In 2020, with the world locked at home, consumer sales of office chairs in the U.S. jumped by 75%. Podcasts, articles, how-tos and buying guides sprouted up seemingly overnight in response to the troubling reality that many white-collar workers now faced: The chairs they had at home were terrible.

Those of us with desk jobs — which in Japan is an estimated 28% of the workforce — share a common and persistent problem called sitting. Even in the years before the pandemic, all sorts of new contraptions had come up on the market — not just standing but walking and cycling desks, not just ergonomic chairs but ones you could kneel on, even ones that bounce.

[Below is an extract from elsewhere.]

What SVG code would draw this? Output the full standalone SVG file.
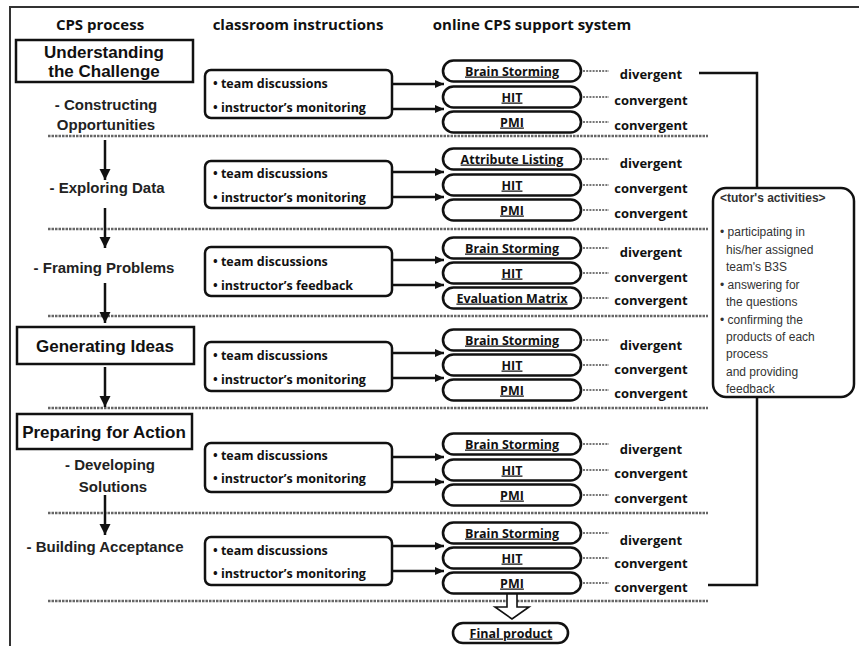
<svg xmlns="http://www.w3.org/2000/svg" width="859" height="646" viewBox="0 0 859 646">
  <style>
    .hdr { font-family: "Open Sans", "Liberation Sans", sans-serif; font-weight: bold; font-size: 15px; fill: #111; text-anchor: middle; }
    .stage { font-family: "Liberation Sans", Arial, sans-serif; font-weight: bold; font-size: 17px; fill: #111; text-anchor: middle; }
    .step { font-family: "Liberation Sans", Arial, sans-serif; font-weight: bold; font-size: 15px; fill: #222; text-anchor: middle; }
    .stagebox { fill: #fff; stroke: #111; stroke-width: 2.5; }
    .cls { fill: #fff; stroke: #111; stroke-width: 2.5; }
    .clstxt { font-family: "Open Sans", "Noto Sans", sans-serif; font-weight: bold; font-size: 12.5px; fill: #111; }
    .pill { fill: #fff; stroke: #111; stroke-width: 2.6; }
    .pilltxt { font-family: "Open Sans", "Noto Sans", sans-serif; font-weight: bold; font-size: 12.5px; fill: #111; text-anchor: middle; text-decoration: underline; }
    .lbl { font-family: "Open Sans", "Noto Sans", sans-serif; font-weight: bold; font-size: 13px; fill: #111; text-anchor: middle; }
    .dots { stroke: #777; stroke-width: 2; stroke-dasharray: 2 1.2; fill: none; }
    .sep { stroke: #666; stroke-width: 2.5; stroke-dasharray: 2.5 1; fill: none; }
    .link { stroke: #111; stroke-width: 2.5; fill: none; }
    .tutor { font-family: "Liberation Sans", Arial, sans-serif; font-size: 12px; fill: #333; }
  </style>
  <defs>
    <marker id="head" markerUnits="userSpaceOnUse" markerWidth="10" markerHeight="10" refX="9" refY="5" orient="auto">
      <path d="M0,1 L9,5 L0,9 Z" fill="#111"/>
    </marker>
    <marker id="headBig" markerUnits="userSpaceOnUse" markerWidth="12" markerHeight="12" refX="11" refY="6" orient="auto">
      <path d="M0,0.5 L11,6 L0,11.5 Z" fill="#111"/>
    </marker>
  </defs>

  <!-- outer frame (top and left edges) -->
  <path d="M10,646 L10,7 L859,7" fill="none" stroke="#333" stroke-width="2"/>

  <!-- column headers -->
  <text class="hdr" x="100" y="30">CPS process</text>
  <text class="hdr" x="298" y="30">classroom instructions</text>
  <text class="hdr" x="532" y="30">online CPS support system</text>

  <!-- section separators -->
  <g id="separators">
    <line class="sep" x1="48" y1="136" x2="708" y2="136"/>
    <line class="sep" x1="48" y1="229" x2="708" y2="229"/>
    <line class="sep" x1="48" y1="316" x2="708" y2="316"/>
    <line class="sep" x1="48" y1="408" x2="708" y2="408"/>
    <line class="sep" x1="48" y1="513" x2="708" y2="513"/>
    <line class="sep" x1="48" y1="601" x2="708" y2="601"/>
  </g>

  <!-- CPS process column -->
  <g id="understanding">
    <rect class="stagebox" x="16" y="40" width="177" height="42"/>
    <text class="stage" x="104" y="58">Understanding</text>
    <text class="stage" x="104" y="77">the Challenge</text>
  </g>
  <g id="constructing">
    <text class="step" x="106" y="110">- Constructing</text>
    <text class="step" x="106" y="130">Opportunities</text>
  </g>
  <g id="exploring">
    <text class="step" x="107" y="193">- Exploring Data</text>
  </g>
  <g id="framing">
    <text class="step" x="104" y="273">- Framing Problems</text>
  </g>
  <g id="generating">
    <rect class="stagebox" x="17" y="327" width="177" height="37"/>
    <text class="stage" x="105" y="352">Generating Ideas</text>
  </g>
  <g id="preparing">
    <rect class="stagebox" x="17" y="414" width="175" height="35"/>
    <text class="stage" x="104" y="438">Preparing for Action</text>
  </g>
  <g id="developing">
    <text class="step" x="110" y="470">- Developing</text>
    <text class="step" x="113" y="492">Solutions</text>
  </g>
  <g id="building">
    <text class="step" x="105" y="552">- Building Acceptance</text>
  </g>

  <!-- classroom instruction boxes -->
  <g id="class1">
    <rect class="cls" x="205" y="70" width="187" height="48" rx="6"/>
    <text class="clstxt" x="213" y="87.5">• team discussions</text>
    <text class="clstxt" x="213" y="112">• instructor’s monitoring</text>
  </g>
  <g id="class2">
    <rect class="cls" x="205" y="161" width="187" height="47" rx="6"/>
    <text class="clstxt" x="213" y="178">• team discussions</text>
    <text class="clstxt" x="213" y="202">• instructor’s monitoring</text>
  </g>
  <g id="class3">
    <rect class="cls" x="205" y="247" width="187" height="49" rx="6"/>
    <text class="clstxt" x="213" y="265.5">• team discussions</text>
    <text class="clstxt" x="213" y="289.5">• instructor’s feedback</text>
  </g>
  <g id="class4">
    <rect class="cls" x="205" y="342" width="187" height="49" rx="6"/>
    <text class="clstxt" x="213" y="359.5">• team discussions</text>
    <text class="clstxt" x="213" y="383.5">• instructor’s monitoring</text>
  </g>
  <g id="class5">
    <rect class="cls" x="205" y="443" width="187" height="49" rx="6"/>
    <text class="clstxt" x="213" y="459.5">• team discussions</text>
    <text class="clstxt" x="213" y="482.5">• instructor’s monitoring</text>
  </g>
  <g id="class6">
    <rect class="cls" x="205" y="537" width="187" height="48" rx="6"/>
    <text class="clstxt" x="213" y="554.5">• team discussions</text>
    <text class="clstxt" x="213" y="577.5">• instructor’s monitoring</text>
  </g>

  <!-- support system tools -->
  <g id="tools1">
    <rect class="pill" x="443" y="60.5" width="138" height="21" rx="10.5"/>
    <text class="pilltxt" x="512" y="75.5">Brain Storming</text>
    <rect class="pill" x="443" y="86.5" width="138" height="21" rx="10.5"/>
    <text class="pilltxt" x="512" y="101.5">HIT</text>
    <rect class="pill" x="443" y="111.5" width="138" height="21" rx="10.5"/>
    <text class="pilltxt" x="512" y="126.5">PMI</text>
  </g>
  <g id="tools2">
    <rect class="pill" x="443" y="148.5" width="138" height="21" rx="10.5"/>
    <text class="pilltxt" x="512" y="163.5">Attribute Listing</text>
    <rect class="pill" x="443" y="174.5" width="138" height="21" rx="10.5"/>
    <text class="pilltxt" x="512" y="189.5">HIT</text>
    <rect class="pill" x="443" y="199.5" width="138" height="21" rx="10.5"/>
    <text class="pilltxt" x="512" y="214.5">PMI</text>
  </g>
  <g id="tools3">
    <rect class="pill" x="443" y="237.5" width="138" height="21" rx="10.5"/>
    <text class="pilltxt" x="512" y="252.5">Brain Storming</text>
    <rect class="pill" x="443" y="262.5" width="138" height="21" rx="10.5"/>
    <text class="pilltxt" x="512" y="277.5">HIT</text>
    <rect class="pill" x="443" y="287.5" width="138" height="21" rx="10.5"/>
    <text class="pilltxt" x="512" y="302.5">Evaluation Matrix</text>
  </g>
  <g id="tools4">
    <rect class="pill" x="443" y="329.5" width="138" height="21" rx="10.5"/>
    <text class="pilltxt" x="512" y="344.5">Brain Storming</text>
    <rect class="pill" x="443" y="354.5" width="138" height="21" rx="10.5"/>
    <text class="pilltxt" x="512" y="369.5">HIT</text>
    <rect class="pill" x="443" y="379.5" width="138" height="21" rx="10.5"/>
    <text class="pilltxt" x="512" y="394.5">PMI</text>
  </g>
  <g id="tools5">
    <rect class="pill" x="443" y="433.5" width="138" height="21" rx="10.5"/>
    <text class="pilltxt" x="512" y="448.5">Brain Storming</text>
    <rect class="pill" x="443" y="459.5" width="138" height="21" rx="10.5"/>
    <text class="pilltxt" x="512" y="474.5">HIT</text>
    <rect class="pill" x="443" y="484.5" width="138" height="21" rx="10.5"/>
    <text class="pilltxt" x="512" y="499.5">PMI</text>
  </g>
  <g id="tools6">
    <rect class="pill" x="443" y="522.5" width="138" height="21" rx="10.5"/>
    <text class="pilltxt" x="512" y="537.5">Brain Storming</text>
    <rect class="pill" x="443" y="547.5" width="138" height="21" rx="10.5"/>
    <text class="pilltxt" x="512" y="562.5">HIT</text>
    <rect class="pill" x="443" y="572.5" width="138" height="21" rx="10.5"/>
    <text class="pilltxt" x="512" y="587.5">PMI</text>
  </g>

  <!-- thinking mode labels -->
  <g id="labels">
    <text class="lbl" x="651" y="78.5">divergent</text>
    <text class="lbl" x="651" y="104.5">convergent</text>
    <text class="lbl" x="651" y="129.5">convergent</text>
    <text class="lbl" x="651" y="167.5">divergent</text>
    <text class="lbl" x="651" y="192.5">convergent</text>
    <text class="lbl" x="651" y="217.5">convergent</text>
    <text class="lbl" x="651" y="256.5">divergent</text>
    <text class="lbl" x="651" y="281.5">convergent</text>
    <text class="lbl" x="651" y="304.5">convergent</text>
    <text class="lbl" x="651" y="349.5">divergent</text>
    <text class="lbl" x="651" y="373.5">convergent</text>
    <text class="lbl" x="651" y="397.5">convergent</text>
    <text class="lbl" x="651" y="453.5">divergent</text>
    <text class="lbl" x="651" y="477.5">convergent</text>
    <text class="lbl" x="651" y="502.5">convergent</text>
    <text class="lbl" x="651" y="544.5">divergent</text>
    <text class="lbl" x="651" y="567.5">convergent</text>
    <text class="lbl" x="651" y="591.5">convergent</text>
  </g>

  <!-- tutor's activities -->
  <g id="tutor">
    <rect x="713" y="188" width="141" height="209" rx="13" fill="#fff" stroke="#111" stroke-width="2.5"/>
    <text class="tutor" x="720" y="202" font-weight="bold" font-size="13" fill="#222">&lt;tutor's activities&gt;</text>
    <text class="tutor" x="720" y="236">• participating  in</text>
    <text class="tutor" x="726" y="254">his/her assigned</text>
    <text class="tutor" x="726" y="271">team's  B3S</text>
    <text class="tutor" x="720" y="289">• answering  for</text>
    <text class="tutor" x="726" y="306">the questions</text>
    <text class="tutor" x="720" y="324">• confirming  the</text>
    <text class="tutor" x="726" y="341">products  of each</text>
    <text class="tutor" x="726" y="358">process</text>
    <text class="tutor" x="726" y="376">and providing</text>
    <text class="tutor" x="726" y="393">feedback</text>
  </g>

  <!-- final product -->
  <g id="final">
    <rect class="pill" x="453" y="623" width="115" height="20" rx="10"/>
    <text class="pilltxt" x="511" y="637.5">Final product</text>
  </g>

  <!-- connectors -->
  <g id="connectors">
    <!-- stage flow arrows -->
    <line class="link" x1="105" y1="140" x2="105" y2="180" marker-end="url(#headBig)"/>
    <line class="link" x1="105" y1="208" x2="105" y2="248" marker-end="url(#headBig)"/>
    <line class="link" x1="105" y1="283" x2="105" y2="323" marker-end="url(#headBig)"/>
    <line class="link" x1="105" y1="367" x2="105" y2="407" marker-end="url(#headBig)"/>
    <line class="link" x1="105" y1="495" x2="105" y2="535" marker-end="url(#headBig)"/>

    <!-- instruction to tool arrows -->
    <line class="link" x1="392" y1="84" x2="444" y2="84" marker-end="url(#head)"/>
    <line class="link" x1="392" y1="109" x2="444" y2="109" marker-end="url(#head)"/>
    <line class="link" x1="392" y1="172" x2="444" y2="172" marker-end="url(#head)"/>
    <line class="link" x1="392" y1="197" x2="444" y2="197" marker-end="url(#head)"/>
    <line class="link" x1="392" y1="260" x2="444" y2="260" marker-end="url(#head)"/>
    <line class="link" x1="392" y1="285" x2="444" y2="285" marker-end="url(#head)"/>
    <line class="link" x1="392" y1="353" x2="444" y2="353" marker-end="url(#head)"/>
    <line class="link" x1="392" y1="378" x2="444" y2="378" marker-end="url(#head)"/>
    <line class="link" x1="392" y1="457" x2="444" y2="457" marker-end="url(#head)"/>
    <line class="link" x1="392" y1="482" x2="444" y2="482" marker-end="url(#head)"/>
    <line class="link" x1="392" y1="546" x2="444" y2="546" marker-end="url(#head)"/>
    <line class="link" x1="392" y1="571" x2="444" y2="571" marker-end="url(#head)"/>

    <!-- tool to mode dotted ties -->
    <path class="dots" d="M583,71 H609 M583,97 H609 M583,122 H609 M583,159 H609 M583,185 H609 M583,210 H609 M583,248 H609 M583,273 H609 M583,298 H609 M583,340 H609 M583,365 H609 M583,390 H609 M583,444 H609 M583,470 H609 M583,495 H609 M583,533 H609 M583,558 H609 M583,583 H609"/>

    <!-- tutor span -->
    <path class="link" d="M699,73 H757 V188"/>
    <path class="link" d="M757,397 V585 H708"/>

    <!-- hollow arrow to final product -->
    <polygon points="507,594 517,594 517,607 529,607 512,619 495,607 507,607" fill="#fff" stroke="#111" stroke-width="1.6"/>
  </g>
</svg>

But the pandemic eliminated the office commute and forced many people to reckon with the fact that they now spent roughly a third of the day stationary in chairs. It became a familiar feeling, getting to the end of the workday only to realize your total steps had been 50 — to the kitchen and back, to the bathroom and back — and intentionally spreading out errands, however inefficiently, just to have somewhere to go and stretch your legs. Prolonged sitting is linked with an increased risk of insomnia, depression, obesity, cardiovascular problems and death. It has been years since people have been calling sitting the new smoking — but three years into the pandemic, we now collectively have smoker’s cough. Sitter’s bum, if you will.